Troubling Knowledge at the U of R

Troubling Knowledge at the U of R

In Chapter 1 of Against Common Sense, Kumashiro describes three popular images of “good teachers” that inform the ways teacher programs are preparing teachers.  He then critiques each image, attempting to illuminate the hidden ways these images can hinder efforts to challenge oppression.

Although I can see the influences of all three images in the University of Regina’s teacher education program, I think the Teacher as Learned Practitioner best describes my experience of learning to be a teacher the three main things Kumashiro describes for this category: learning about young students (how they develop and how they learn), learning about what I will teach, and learning about how to teach have all been emphasized.
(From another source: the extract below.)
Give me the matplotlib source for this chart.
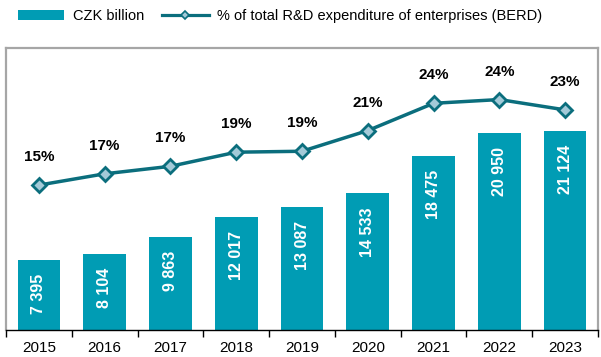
import matplotlib.pyplot as plt
import numpy as np
from matplotlib.lines import Line2D
from matplotlib.patches import Patch

plt.rcParams['font.family'] = ['Liberation Sans', 'DejaVu Sans']

years = ['2015', '2016', '2017', '2018', '2019', '2020', '2021', '2022', '2023']
czk_billion = [7395, 8104, 9863, 12017, 13087, 14533, 18475, 20950, 21124]
berd_share = [15.4, 16.6, 17.4, 18.9, 19.0, 21.2, 24.1, 24.5, 23.4]

bar_color = '#009cb4'
line_color = '#0b6e7d'
marker_fill = '#a3cad8'
frame_gray = '#a6a6a6'


def fmt_space(v):
    return '{:,}'.format(v).replace(',', ' ')


fig = plt.figure(figsize=(6.01, 3.57), dpi=100)
ax = fig.add_axes([0.010, 0.076, 0.985, 0.79])
x = np.arange(len(years))

ax.bar(x, czk_billion, width=0.65, color=bar_color, zorder=2)
for xi, v in zip(x, czk_billion):
    ax.annotate(fmt_space(v), (xi, v), xytext=(0, -10), textcoords='offset points',
                rotation=90, ha='center', va='top', color='white',
                fontsize=11.5, fontweight='bold')

ax.set_xlim(-0.5, len(years) - 0.5)
ax.set_ylim(0, 30000)
ax.set_yticks([])
ax.set_xticks(x)
ax.set_xticklabels(years, fontsize=11)
ax.set_xticks(np.arange(len(years) + 1) - 0.5, minor=True)
ax.tick_params(axis='x', which='major', length=0, pad=8)
ax.tick_params(axis='x', which='minor', length=5, width=1, color='black', direction='out')
for side in ['left', 'top', 'right']:
    ax.spines[side].set_color(frame_gray)
    ax.spines[side].set_linewidth(1.6)
ax.spines['bottom'].set_color('black')
ax.spines['bottom'].set_linewidth(1)

ax2 = ax.twinx()
ax2.plot(x, berd_share, color=line_color, lw=2.5, marker='D', markersize=7.5,
         markerfacecolor=marker_fill, markeredgecolor=line_color, markeredgewidth=2,
         zorder=3)
for xi, v in zip(x, berd_share):
    ax2.annotate('{:.0f}%'.format(v), (xi, v), xytext=(0, 15), textcoords='offset points',
                 ha='center', va='bottom', fontsize=11, fontweight='bold')
ax2.set_ylim(0, 30)
ax2.set_yticks([])
for s in ax2.spines.values():
    s.set_visible(False)

handles = [
    Patch(facecolor=bar_color, edgecolor='none', label='CZK billion'),
    Line2D([0], [0], color=line_color, lw=2.3, marker='D', markersize=4,
           markerfacecolor=marker_fill, markeredgecolor=line_color, markeredgewidth=1.2,
           label='% of total R&D expenditure of enterprises (BERD)'),
]
fig.legend(handles=handles, loc='upper left', bbox_to_anchor=(0.015, 1.0), ncol=2,
           frameon=False, fontsize=10.5, handlelength=3.2, handletextpad=0.6,
           columnspacing=1.2, borderaxespad=0.2)

fig.savefig('out.png', dpi=100)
I believe the U of R’s teacher educators are doing what Kumashiro describes as “working to steer the movement of making teachers learned practitioners in anti-oppressive directions” (p. 8).  ECS 110 first introduced us to the practice of “troubling knowledge” through critiquing some of our favourite TV shows and movies.  We looked at what oversimplified representations (normalized lies) left out, which created gaps and partiality, and challenged ourselves to see what we did not desire to know – that some of our favourite shows might, in some ways, be oppressive.

Currently, in ECS 210, we have been talking about the different kinds of curriculum, including not only the formal curriculum but also the curriculum as hidden, null, place, and learned/lived experiences.  By looking at the curriculum in all these ways we are examining what “content” is deemed valuable by what it includes and excludes as well as thinking about the partial nature of the standards.